It's not easy to put "60 Minutes'" Lara Logan, alleged Miami Dolphins bully Richie Incognito and tiger-blood-infused loose cannon Charlie Sheen all in the same sentence, but this week, anyway, they have one thing in common: The half-assed apology.
Sheen's Twitter olive branch to former boss Chuck Lorre might be the easiest to dismiss, simply because the actor's behavior has been so consistently erratic the only reason anyone pays attention to his public musings is because, let's face it, he's good copy.
Incognito, meanwhile, chose Fox Sports' Jay Glazer, oddly, to offer a not-exactly-apology to former teammate Jonathan Martin, who left the team on Oct. 28, amid accusations of bullying, threats and racial epithets.

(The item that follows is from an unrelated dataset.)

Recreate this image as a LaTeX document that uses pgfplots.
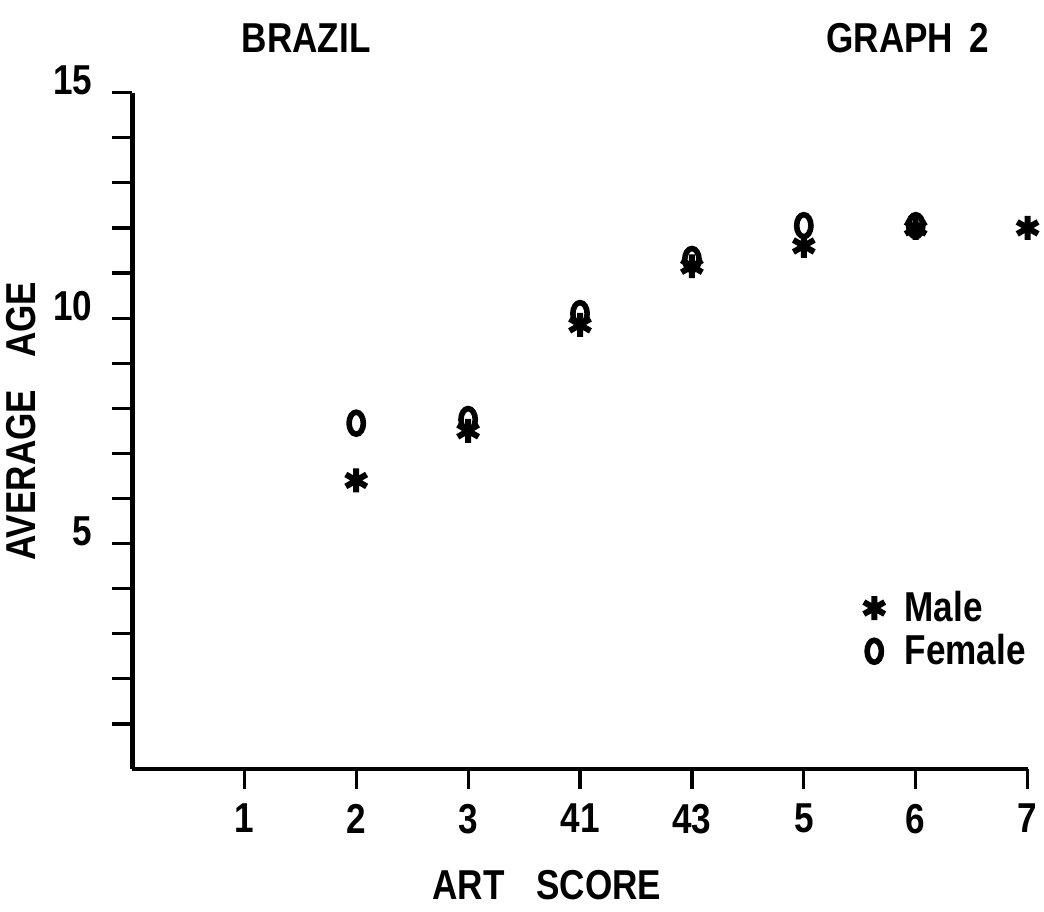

Incognito insisted he's not a racist, despite the insults hurled Martin's way; said he was wrong to use that kind of language; and stressed that the relationship between the two men was more complicated than the coverage to this point might suggest. Mostly, the whole affair has forced the NFL and its media partners into the uncomfortable position of questioning whether a pro sports locker room is so unique that no rules governing workplace behavior apply, leaving analysts like former coach Mike Ditka calling Martin "a baby" for walking away.
Incognito's interview with Glazer (again, not really the guy to seek out if you want to be perceived as completely coming clean) left as many questions as it answered -- Martin telling his side of the story remains the big "get" in TV interview circles -- a description which also applies to Lara Logan's 90-second apology for CBS News' botched Benghazi report at the end of Sunday night's "60 Minutes."
Once forced into the uncomfortable position of apologizing and admitting such an ostentatious error, the goal should be to put the matter to rest. Yet as Josh Marshall noted on the website Talkingpointsmemo.com, Logan's apology was remarkably self-serving, making it sound like her interview with Dylan Davies was one flawed element within a larger story, as opposed to the entire story.
The bottom line is if "60 Minutes" wants to put this matter behind the show, CBS News is going to have to do a better job of explaining how they could so seriously err on a politically polarized story Logan claimed to have spent a year vetting in her initial defense of the broadcast. Honestly, maybe they should consider hiring Aaron Sorkin as a consultant on the art of tackling a major newsroom snafu.
In that respect, there's one very clear link between all three of these public-relations nightmares: While those at the center of the storm have offered some version of an apology, if they really want to put these stories to rest, they've clearly got some more talking -- and apologizing -- to do.